At times I am in a position to advise development teams on their practices. What I have learned from this experience is that there is always a demand for me to reduce what I tell them to developer terms. Before the developers reading this go grab their torches and pitch forks, I am not speaking negatively of developers in any way. I am acknowledging that the DBA it depends does not work well for how developers do their jobs.
When I begin to describe the half a dozen different scenarios which impact how SQL Server behaves, I can see our developers’ eyes glaze over. Sometimes I am asked to simplify my explanation into a single rule which they can follow. Having rules like these implemented as development standards is wonderful. They do not replace performance monitoring and tuning, however.
The ordering of index columns is one case where it is difficult to nail down a bullet-proof standard. There is common advise that you should always order the columns from most selective to least selective. This advise is pretty good but it is really inadequate in my opinion because there are queries which would not perform optimally when this advise is followed.
How column ordering affects your query
When the query optimizer is determining what index to use, it looks at the statistics that were available at the time. In the statistic, the histogram is only stored for the first column in the index key. This gives the best determination of column density or selectivity. Density is 1/(number of distinct values). For the other key columns, only the density of the left-based subsets are kept. In other words, the density is unknown for any column in the index unless all of the columns to the left of it are included in the predicates. Not filtering on the first column prevents the optimizer from knowing the density and may not chose to use that index, possibly resulting in a table or index scan. The behavior is also different depending upon whether equality or inequality predicates are being used.
To demonstrate these behaviors I will be using the AdventureWorks database from Microsoft. I’ve chosen to use the [Sales].[SalesOrderDetail] table based on its pre-loaded data but I have dropped all indexes from it and created a single, new, index.
This index has the columns ordered with the most selective on the left and the least selective on the right, as seen by the reduced count of unique values found for SalesOrderID.
Equality predicates are the easiest to understand because the index will likely be selected for use in the plan if you are filtering on one of the left-based subsets. You can see above, in the density vector, the three different combinations of columns that I will be able to get good performance out of.
Single column filtering
If I query the rowguid column, I can see that an efficient index seek is performed.
If I query on another single column within the index, an index scan is performed instead.

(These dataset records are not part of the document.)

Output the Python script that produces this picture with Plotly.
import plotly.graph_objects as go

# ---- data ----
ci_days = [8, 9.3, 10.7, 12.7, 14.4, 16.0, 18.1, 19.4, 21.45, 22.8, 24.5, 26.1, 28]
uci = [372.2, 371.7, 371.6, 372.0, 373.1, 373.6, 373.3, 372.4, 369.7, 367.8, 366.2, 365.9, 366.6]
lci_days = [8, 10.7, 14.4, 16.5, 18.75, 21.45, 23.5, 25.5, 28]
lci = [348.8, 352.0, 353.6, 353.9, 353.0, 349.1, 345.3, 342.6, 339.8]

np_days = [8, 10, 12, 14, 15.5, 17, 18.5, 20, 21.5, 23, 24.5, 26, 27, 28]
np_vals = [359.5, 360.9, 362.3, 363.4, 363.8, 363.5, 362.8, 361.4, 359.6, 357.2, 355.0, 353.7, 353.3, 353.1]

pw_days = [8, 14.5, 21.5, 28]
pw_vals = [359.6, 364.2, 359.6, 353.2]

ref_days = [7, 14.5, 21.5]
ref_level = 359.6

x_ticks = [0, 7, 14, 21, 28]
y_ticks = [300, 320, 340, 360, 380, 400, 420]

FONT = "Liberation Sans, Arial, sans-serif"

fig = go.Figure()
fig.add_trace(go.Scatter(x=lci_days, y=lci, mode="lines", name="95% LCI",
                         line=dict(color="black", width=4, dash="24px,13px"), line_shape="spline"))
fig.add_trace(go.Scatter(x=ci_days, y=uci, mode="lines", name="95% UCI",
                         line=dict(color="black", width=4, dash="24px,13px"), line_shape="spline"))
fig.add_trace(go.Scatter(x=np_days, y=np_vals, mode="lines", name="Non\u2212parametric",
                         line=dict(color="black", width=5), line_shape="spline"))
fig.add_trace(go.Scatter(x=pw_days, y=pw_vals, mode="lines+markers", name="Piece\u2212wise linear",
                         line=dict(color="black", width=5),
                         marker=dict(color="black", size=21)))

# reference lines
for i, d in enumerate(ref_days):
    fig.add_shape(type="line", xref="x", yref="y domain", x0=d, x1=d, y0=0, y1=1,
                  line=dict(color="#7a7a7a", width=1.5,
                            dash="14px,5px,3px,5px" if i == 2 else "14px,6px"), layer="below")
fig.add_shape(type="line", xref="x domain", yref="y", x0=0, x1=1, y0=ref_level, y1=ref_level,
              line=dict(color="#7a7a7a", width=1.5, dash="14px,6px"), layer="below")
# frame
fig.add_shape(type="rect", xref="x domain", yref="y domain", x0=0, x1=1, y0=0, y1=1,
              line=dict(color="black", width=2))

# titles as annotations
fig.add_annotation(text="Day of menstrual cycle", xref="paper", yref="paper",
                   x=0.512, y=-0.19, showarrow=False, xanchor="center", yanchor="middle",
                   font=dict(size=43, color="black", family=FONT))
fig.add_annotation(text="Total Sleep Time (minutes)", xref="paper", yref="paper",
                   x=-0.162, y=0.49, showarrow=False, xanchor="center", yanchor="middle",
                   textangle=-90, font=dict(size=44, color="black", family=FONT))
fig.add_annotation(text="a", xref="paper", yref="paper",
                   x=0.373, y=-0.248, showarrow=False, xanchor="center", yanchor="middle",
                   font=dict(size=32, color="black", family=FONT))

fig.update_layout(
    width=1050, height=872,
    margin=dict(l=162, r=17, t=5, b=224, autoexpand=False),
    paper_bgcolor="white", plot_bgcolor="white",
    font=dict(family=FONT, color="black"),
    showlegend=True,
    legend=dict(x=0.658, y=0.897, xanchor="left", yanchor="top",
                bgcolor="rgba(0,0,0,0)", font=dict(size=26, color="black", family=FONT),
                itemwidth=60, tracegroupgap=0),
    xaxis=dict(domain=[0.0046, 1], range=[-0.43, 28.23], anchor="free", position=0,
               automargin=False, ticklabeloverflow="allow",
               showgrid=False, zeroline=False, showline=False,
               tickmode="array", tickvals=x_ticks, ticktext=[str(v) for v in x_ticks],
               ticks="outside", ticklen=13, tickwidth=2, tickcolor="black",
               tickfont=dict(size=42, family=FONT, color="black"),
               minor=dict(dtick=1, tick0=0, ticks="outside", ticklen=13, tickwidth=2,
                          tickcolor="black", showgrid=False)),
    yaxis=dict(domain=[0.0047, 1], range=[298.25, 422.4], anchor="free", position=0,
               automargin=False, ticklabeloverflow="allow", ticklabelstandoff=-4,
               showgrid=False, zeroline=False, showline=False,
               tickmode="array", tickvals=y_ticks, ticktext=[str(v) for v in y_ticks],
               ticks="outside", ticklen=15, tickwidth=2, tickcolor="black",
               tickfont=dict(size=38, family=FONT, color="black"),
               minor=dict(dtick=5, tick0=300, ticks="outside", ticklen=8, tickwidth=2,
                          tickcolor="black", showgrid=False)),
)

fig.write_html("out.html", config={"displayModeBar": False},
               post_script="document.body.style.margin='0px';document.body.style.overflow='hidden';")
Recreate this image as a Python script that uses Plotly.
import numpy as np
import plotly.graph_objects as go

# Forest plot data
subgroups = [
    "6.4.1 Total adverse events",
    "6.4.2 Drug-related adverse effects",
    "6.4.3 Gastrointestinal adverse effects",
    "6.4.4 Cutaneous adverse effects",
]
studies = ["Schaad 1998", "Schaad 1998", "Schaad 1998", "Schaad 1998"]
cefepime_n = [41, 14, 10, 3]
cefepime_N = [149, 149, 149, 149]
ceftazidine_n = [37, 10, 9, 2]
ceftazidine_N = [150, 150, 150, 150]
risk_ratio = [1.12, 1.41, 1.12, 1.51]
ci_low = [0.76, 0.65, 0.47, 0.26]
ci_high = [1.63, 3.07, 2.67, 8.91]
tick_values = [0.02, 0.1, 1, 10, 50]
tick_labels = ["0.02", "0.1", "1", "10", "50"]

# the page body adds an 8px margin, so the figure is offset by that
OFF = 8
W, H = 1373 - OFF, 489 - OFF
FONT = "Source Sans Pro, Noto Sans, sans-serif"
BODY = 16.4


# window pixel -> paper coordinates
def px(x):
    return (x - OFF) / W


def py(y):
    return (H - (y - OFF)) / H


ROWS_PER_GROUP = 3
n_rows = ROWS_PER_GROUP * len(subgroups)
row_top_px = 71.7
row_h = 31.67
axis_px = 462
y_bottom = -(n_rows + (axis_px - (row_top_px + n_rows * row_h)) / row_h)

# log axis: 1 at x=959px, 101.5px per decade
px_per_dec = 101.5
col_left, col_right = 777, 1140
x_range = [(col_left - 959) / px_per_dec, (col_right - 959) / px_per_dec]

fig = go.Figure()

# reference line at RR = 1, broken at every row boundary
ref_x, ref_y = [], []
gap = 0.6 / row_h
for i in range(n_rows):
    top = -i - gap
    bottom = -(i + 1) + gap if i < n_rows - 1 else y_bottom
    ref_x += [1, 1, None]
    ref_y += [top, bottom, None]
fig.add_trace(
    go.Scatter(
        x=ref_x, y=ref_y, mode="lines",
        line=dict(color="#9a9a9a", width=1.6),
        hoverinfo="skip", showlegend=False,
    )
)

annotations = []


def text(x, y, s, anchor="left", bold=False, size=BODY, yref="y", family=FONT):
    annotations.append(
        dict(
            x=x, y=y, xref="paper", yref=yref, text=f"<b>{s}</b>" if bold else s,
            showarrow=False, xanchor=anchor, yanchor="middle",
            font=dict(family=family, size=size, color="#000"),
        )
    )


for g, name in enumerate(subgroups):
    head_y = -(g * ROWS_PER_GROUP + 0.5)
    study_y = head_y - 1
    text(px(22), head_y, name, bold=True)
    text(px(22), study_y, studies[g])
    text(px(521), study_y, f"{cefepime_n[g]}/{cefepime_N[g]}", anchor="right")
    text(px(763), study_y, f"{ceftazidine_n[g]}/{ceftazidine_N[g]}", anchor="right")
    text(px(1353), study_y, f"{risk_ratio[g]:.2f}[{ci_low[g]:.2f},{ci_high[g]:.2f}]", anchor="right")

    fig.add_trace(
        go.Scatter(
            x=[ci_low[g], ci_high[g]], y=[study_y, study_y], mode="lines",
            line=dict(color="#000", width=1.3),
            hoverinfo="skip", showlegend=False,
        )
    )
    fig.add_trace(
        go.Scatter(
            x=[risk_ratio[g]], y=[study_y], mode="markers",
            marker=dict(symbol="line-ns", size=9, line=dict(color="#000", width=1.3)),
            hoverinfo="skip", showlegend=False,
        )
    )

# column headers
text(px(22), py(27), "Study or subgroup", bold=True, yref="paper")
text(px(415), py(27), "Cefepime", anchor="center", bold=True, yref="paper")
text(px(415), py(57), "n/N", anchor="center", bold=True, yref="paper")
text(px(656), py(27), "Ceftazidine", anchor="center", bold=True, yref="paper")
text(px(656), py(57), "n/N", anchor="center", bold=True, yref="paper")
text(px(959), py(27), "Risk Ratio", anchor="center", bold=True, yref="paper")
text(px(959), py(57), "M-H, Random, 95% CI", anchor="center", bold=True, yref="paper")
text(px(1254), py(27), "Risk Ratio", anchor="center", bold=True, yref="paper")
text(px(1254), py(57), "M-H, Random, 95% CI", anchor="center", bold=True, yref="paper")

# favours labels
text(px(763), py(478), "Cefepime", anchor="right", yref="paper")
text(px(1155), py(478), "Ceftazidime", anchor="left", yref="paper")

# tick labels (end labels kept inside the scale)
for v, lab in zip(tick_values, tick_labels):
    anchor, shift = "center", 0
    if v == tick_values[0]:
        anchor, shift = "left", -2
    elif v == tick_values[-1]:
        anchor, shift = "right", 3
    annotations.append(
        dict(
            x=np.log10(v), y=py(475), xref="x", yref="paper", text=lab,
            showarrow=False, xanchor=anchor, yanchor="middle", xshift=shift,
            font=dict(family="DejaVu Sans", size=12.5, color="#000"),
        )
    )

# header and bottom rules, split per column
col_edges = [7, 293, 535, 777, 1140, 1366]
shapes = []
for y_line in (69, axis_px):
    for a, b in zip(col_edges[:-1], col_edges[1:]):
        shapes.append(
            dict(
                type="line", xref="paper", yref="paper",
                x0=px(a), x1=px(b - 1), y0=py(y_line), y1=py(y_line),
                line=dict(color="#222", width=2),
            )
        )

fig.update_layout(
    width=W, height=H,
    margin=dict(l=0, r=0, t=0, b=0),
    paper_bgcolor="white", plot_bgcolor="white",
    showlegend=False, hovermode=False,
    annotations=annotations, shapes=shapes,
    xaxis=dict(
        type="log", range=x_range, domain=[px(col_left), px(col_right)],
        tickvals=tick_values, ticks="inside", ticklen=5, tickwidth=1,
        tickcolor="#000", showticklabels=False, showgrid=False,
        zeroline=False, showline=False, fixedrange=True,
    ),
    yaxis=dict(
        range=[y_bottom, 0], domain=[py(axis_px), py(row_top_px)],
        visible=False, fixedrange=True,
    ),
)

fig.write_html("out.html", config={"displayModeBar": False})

The index is still used but it is much less efficient because the entire index must be read rather than taking advantage of the B-tree structure to traverse down the index levels.
Multiple column filtering
When filtering on more than one column, an index seek will be chosen if an entire left-based subset is included in the filter. In this example, I query all three columns in the index which produces the desired index seek operation.
When I remove the SalesOrderDetailID from the filter, though, the operation that occurs is a seek with a predicate. First it will seek out all rows based on the rowguid column and then it will scan that entire result-set for the SalesOrderID value. The seek is unable to penetrate further than the rowguid because there is no density vector for rowguid, SalesOrderID.
There is less of a chance of using index seeks with inequality predicates. There are two reasons for this.
- The selectivity of the result-set is more important than the selectivity of the column.
- When a column partakes in an inequality predicate, all columns to the right of it in the index key can no longer be used with a seek.
To address #1; when using the below greater than operator, the SalesOrderID predicate results in only 301 rows while the SalesOrderDetailID results in 46317 rows. SalesOrderDetailID was determined to be the most selective of the two columns but the inequality operator causes the cost of the query to be lower, if SalesOrderID is treated as the most selective and is put on the left of the index column list.
To address #2; I have queried with a mixture of equality and inequality predicates. The rowguid column is the left-most column and is using equality which is why it is part of the index seek. Next I am using the greater than operator on the SalesOrderDetailID column. This also is a seek predicate because SQL Server will seek to the minimum value of 75000 and then return all rows after that. Finally, the SalesOrderID column is using an equality operator but this does not really matter. Since the SalesOrderDetailID used an inequality operator, all columns to the right of it cannot take advantage of the seek. All rows returned in the result-set based on the first two columns will be scanned to find SalesOrderID = 43659.
Are my indexes duplicate?
Now that we understand how the seek and scan operations are chosen by the optimizer, the concept of having a duplicate index is skewed a bit. When looking at these indexes, it is easy to believe that they are duplicates. The only difference is that the columns are ordered differently. Every update to one of those columns will now need to update two indexes. It is possible for both to enter the buffer pool and take up twice as much space in memory. But what about queries that use inequality predicates?
If you have two separate queries; one which uses equality for SalesOrderDetailID and inequality for SalesOrderID, and another that uses equality for SalesOrderID and inequality for SalesOrderDetailID, then having both of these indexes can prevent an index scan for each query. Keep that in mind when searching your servers for duplicate indexes, the column order matters and there are cases where the write cost of having two is preferable to the read cost of only having one.